- **Exercise description**
Read through the data and report every line in which the word "this" occurs.

-----

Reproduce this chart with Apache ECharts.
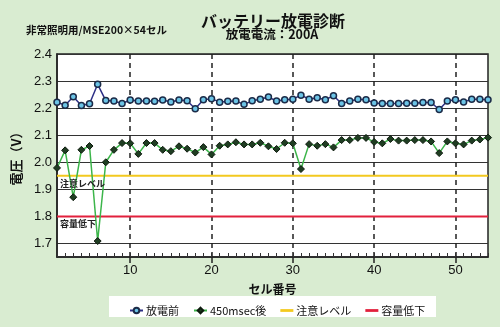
<!DOCTYPE html>
<html><head><meta charset="utf-8">
<script src="https://cdn.jsdelivr.net/npm/echarts@6/dist/echarts.min.js"></script>
<style>html,body{margin:0;padding:0;background:#d9ecd1}#c{width:500px;height:327px}</style>
</head><body><div id="c"></div>
<script>
// ---- data ----
const cellNumbers = [1,2,3,4,5,6,7,8,9,10,11,12,13,14,15,16,17,18,19,20,21,22,23,24,25,26,27,28,29,30,31,32,33,34,35,36,37,38,39,40,41,42,43,44,45,46,47,48,49,50,51,52,53,54];
const beforeDischarge = [2.222,2.211,2.242,2.210,2.216,2.288,2.228,2.226,2.217,2.230,
  2.226,2.226,2.225,2.230,2.223,2.230,2.227,2.198,2.231,2.235,
  2.222,2.225,2.226,2.214,2.227,2.233,2.241,2.226,2.231,2.233,
  2.248,2.233,2.238,2.231,2.246,2.217,2.226,2.233,2.231,2.219,
  2.217,2.217,2.217,2.218,2.218,2.221,2.221,2.195,2.226,2.231,
  2.223,2.233,2.233,2.231];
const after450ms = [1.979,2.044,1.871,2.046,2.060,1.709,2.000,2.046,2.071,2.070,
  2.031,2.071,2.071,2.046,2.041,2.059,2.050,2.036,2.056,2.029,
  2.061,2.066,2.074,2.066,2.066,2.072,2.059,2.049,2.072,2.070,
  1.975,2.067,2.061,2.067,2.055,2.082,2.082,2.090,2.090,2.075,
  2.070,2.086,2.080,2.080,2.082,2.082,2.077,2.034,2.077,2.070,
  2.066,2.080,2.084,2.091];
const cautionLevel = 1.95;
const lowCapacityLevel = 1.80;
const seriesNames = ['放電前','450msec後','注意レベル','容量低下'];
const xTickValues = [10,20,30,40,50];
const yTickValues = [1.7,1.8,1.9,2.0,2.1,2.2,2.3,2.4];
const xRange = [1,54];
const yRange = [1.65,2.4];

// ---- chart ----
const JP = '"Noto Sans CJK JP", sans-serif';
const NUM = '"Liberation Sans", Arial, sans-serif';
const pairs = (ys) => ys.map((v,i)=>[cellNumbers[i], v]);
const levelLine = (v) => [[xRange[0], v], [xRange[1], v]];
const thinLine = 'path://M0,0L14,0L14,3L0,3Z';

const chart = echarts.init(document.getElementById('c'), null, {renderer:'canvas'});
chart.setOption({
  backgroundColor: '#d9ecd1',
  animation: false,
  graphic: [
    {type:'text', x:273, y:13, z:10, style:{text:'バッテリー放電診断', font:'bold 16px '+JP, fill:'#111', textAlign:'center'}},
    {type:'text', x:272, y:28, z:10, style:{text:'放電電流：200A', font:'bold 12.5px '+JP, fill:'#111', textAlign:'center'}},
    {type:'text', x:26, y:25, z:10, style:{text:'非常照明用/MSE200×54セル', font:'bold 10.5px '+JP, fill:'#111'}},
    {type:'rect', z:0, shape:{x:109, y:296, width:327, height:21}, style:{fill:'#ffffff'}}
  ],
  grid: {left:57, top:54, right:12, bottom:70, show:true, backgroundColor:'#ffffff', borderColor:'#222', borderWidth:1.5},
  legend: {
    data: [
      {name:seriesNames[0]},
      {name:seriesNames[1]},
      {name:seriesNames[2], icon:thinLine, itemStyle:{color:'#f3c91f'}},
      {name:seriesNames[3], icon:thinLine, itemStyle:{color:'#e2203c'}}
    ],
    left: 124, top: 300, itemWidth: 13, itemHeight: 7, itemGap: 14, itemStyle:{},
    textStyle: {fontFamily: JP, fontSize: 11, color:'#111', padding:[0,0,0,-2]}, z: 5
  },
  xAxis: [
    {type:'value', min:xRange[0], max:xRange[1], position:'bottom',
     name:'セル番号', nameLocation:'middle', nameGap:26,
     nameTextStyle:{fontFamily:JP, fontSize:12, fontWeight:'bold', color:'#111'},
     axisLine:{show:true, lineStyle:{color:'#222', width:1.5}},
     axisTick:{show:true, customValues:xTickValues, length:6, lineStyle:{color:'#222', width:1.5}},
     axisLabel:{customValues:xTickValues, fontFamily:NUM, fontSize:13, color:'#111', margin:7},
     splitLine:{show:true, lineStyle:{color:'#222', width:1.5, type:[5,4]}}},
    {type:'value', min:xRange[0], max:xRange[1], position:'bottom',
     axisLine:{show:false},
     axisTick:{show:true, inside:true, customValues:cellNumbers, length:4, lineStyle:{color:'#333', width:1}},
     axisLabel:{show:false}, splitLine:{show:false}}
  ],
  yAxis: {
    type:'value', min:yRange[0], max:yRange[1],
    name:'電圧（V）', nameLocation:'middle', nameGap:34, nameRotate:90,
    nameTextStyle:{fontFamily:JP, fontSize:13, fontWeight:'bold', color:'#111'},
    axisLine:{show:true, lineStyle:{color:'#222', width:1.5}},
    axisTick:{show:false, customValues:yTickValues},
    axisLabel:{customValues:yTickValues, fontFamily:NUM, fontSize:13, color:'#111', margin:5,
      formatter:(v)=>v.toFixed(1)},
    splitLine:{show:true, lineStyle:{color:'#333', width:1}}
  },
  series: [
    {name:seriesNames[2], type:'line', data:levelLine(cautionLevel), symbol:'none', silent:true, z:2,
     lineStyle:{color:'#f3c91f', width:2}, itemStyle:{color:'#f3c91f'},
     markLine:{symbol:'none', silent:true, lineStyle:{color:'rgba(0,0,0,0)', width:1},
       label:{show:true, position:'insideStartBottom', formatter:'注意レベル', fontFamily:JP, fontSize:9, fontWeight:'bold', color:'#222', distance:[3,3]},
       data:[{yAxis:cautionLevel}]}},
    {name:seriesNames[3], type:'line', data:levelLine(lowCapacityLevel), symbol:'none', silent:true, z:2,
     lineStyle:{color:'#e2203c', width:2}, itemStyle:{color:'#e2203c'},
     markLine:{symbol:'none', silent:true, lineStyle:{color:'rgba(0,0,0,0)', width:1},
       label:{show:true, position:'insideStartBottom', formatter:'容量低下', fontFamily:JP, fontSize:9, fontWeight:'bold', color:'#222', distance:[3,3]},
       data:[{yAxis:lowCapacityLevel}]}},
    {name:seriesNames[0], type:'line', data:pairs(beforeDischarge), z:3,
     symbol:'circle', symbolSize:6,
     lineStyle:{color:'#2d2f86', width:1.5},
     itemStyle:{color:'#6cc4e6', borderColor:'#1b2b48', borderWidth:1.5}},
    {name:seriesNames[1], type:'line', data:pairs(after450ms), z:3,
     symbol:'diamond', symbolSize:7,
     lineStyle:{color:'#3cb54a', width:1.5},
     itemStyle:{color:'#1f3d22', borderColor:'#0e1a0e', borderWidth:1}}
  ]
});
</script></body></html>
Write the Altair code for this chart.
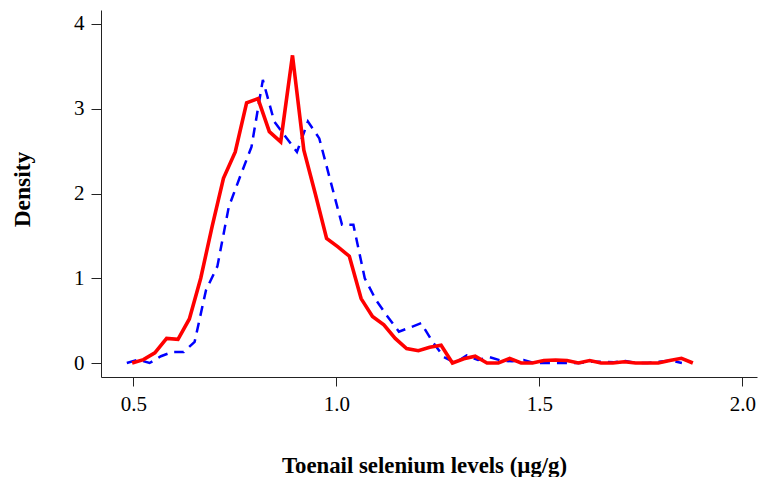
import altair as alt
import pandas as pd

# Frequency polygon x positions (µg/g) and densities
red_x = [0.497, 0.525, 0.553, 0.582, 0.610, 0.638, 0.666, 0.694, 0.722, 0.751,
         0.779, 0.807, 0.835, 0.863, 0.892, 0.920, 0.948, 0.976, 1.004, 1.032,
         1.061, 1.089, 1.117, 1.145, 1.173, 1.202, 1.230, 1.258, 1.286, 1.314,
         1.342, 1.371, 1.399, 1.427, 1.455, 1.483, 1.511, 1.540, 1.568, 1.596,
         1.624, 1.652, 1.681, 1.709, 1.737, 1.765, 1.793, 1.821, 1.850, 1.878]
red_y = [0.00, 0.04, 0.12, 0.29, 0.28, 0.52, 1.00, 1.61, 2.18, 2.49,
         3.07, 3.12, 2.73, 2.61, 3.63, 2.51, 2.00, 1.47, 1.37, 1.26,
         0.76, 0.55, 0.45, 0.29, 0.17, 0.145, 0.185, 0.21, 0.00, 0.05,
         0.08, 0.00, 0.00, 0.055, 0.00, 0.00, 0.03, 0.035, 0.03, 0.00,
         0.03, 0.00, 0.00, 0.015, 0.00, 0.00, 0.00, 0.03, 0.055, 0.00]

blue_x = [0.484, 0.512, 0.540, 0.568, 0.596, 0.624, 0.651, 0.679, 0.707, 0.735,
          0.763, 0.791, 0.819, 0.847, 0.875, 0.903, 0.930, 0.958, 0.986, 1.014,
          1.042, 1.070, 1.098, 1.126, 1.154, 1.182, 1.209, 1.237, 1.265, 1.293,
          1.321, 1.349, 1.377, 1.405, 1.433, 1.461, 1.488, 1.516, 1.544, 1.572,
          1.600, 1.628, 1.656, 1.684, 1.712, 1.740, 1.767, 1.795, 1.823, 1.851]
blue_y = [0.00, 0.04, 0.00, 0.08, 0.13, 0.13, 0.25, 0.86, 1.14, 1.84,
          2.20, 2.55, 3.34, 2.85, 2.67, 2.49, 2.85, 2.65, 2.14, 1.63,
          1.63, 1.00, 0.74, 0.55, 0.37, 0.42, 0.47, 0.25, 0.07, 0.00,
          0.09, 0.035, 0.07, 0.03, 0.02, 0.035, 0.00, 0.00, 0.00, 0.00,
          0.00, 0.015, 0.015, 0.01, 0.025, 0.00, 0.00, 0.015, 0.03, 0.00]

x_ticks = [0.5, 1.0, 1.5, 2.0]
y_ticks = [0, 1, 2, 3, 4]

red_df = pd.DataFrame({"x": red_x, "y": red_y})
blue_df = pd.DataFrame({"x": blue_x, "y": blue_y})

FONT = "Liberation Serif"

x_enc = alt.X(
    "x:Q",
    scale=alt.Scale(domain=[0.4204, 2.036], nice=False, zero=False),
    axis=alt.Axis(
        values=x_ticks, format=".1f", grid=False,
        title="Toenail selenium levels (µg/g)",
        titleFont=FONT, titleFontSize=22.8, titleFontWeight="bold", titleColor="black",
        titleX=323, titleY=95, titleAlign="center", titleBaseline="alphabetic",
        labelFont=FONT, labelFontSize=21, labelColor="black", labelPadding=7,
        tickSize=9, tickColor="#222222", domainColor="#222222",
        labelFlush=False,
    ),
)
y_enc = alt.Y(
    "y:Q",
    scale=alt.Scale(domain=[-0.165, 4.165], nice=False, zero=False),
    axis=alt.Axis(
        values=y_ticks, format="d", grid=False,
        title="Density",
        titleFont=FONT, titleFontSize=23.5, titleFontWeight="bold", titleColor="black",
        titleX=-79, titleY=179, titleAngle=270, titleAlign="center", titleBaseline="middle",
        labelFont=FONT, labelFontSize=21, labelColor="black", labelPadding=7,
        tickSize=10, tickColor="#222222", domainColor="#222222",
        labelFlush=False,
    ),
)

red = alt.Chart(red_df).mark_line(color="#ff0000", strokeWidth=3.6).encode(
    x=x_enc, y=y_enc, order="x:Q"
)
blue = alt.Chart(blue_df).mark_line(
    color="#0000ff", strokeWidth=2.5, strokeDash=[10, 7]
).encode(x=x_enc, y=y_enc, order="x:Q")

chart = (
    alt.layer(blue, red)
    .properties(
        width=656, height=367,
        autosize=alt.AutoSizeParams(type="none"),
        padding={"left": 93, "top": 2, "right": 3, "bottom": 100},
        background="white",
    )
    .configure_view(stroke=None)
)

chart.save("out.html", embed_options={"renderer": "svg", "actions": False})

-----

- **Solved exercise**
Reproduce this chart with Apache ECharts.
Write the Altair code for this chart.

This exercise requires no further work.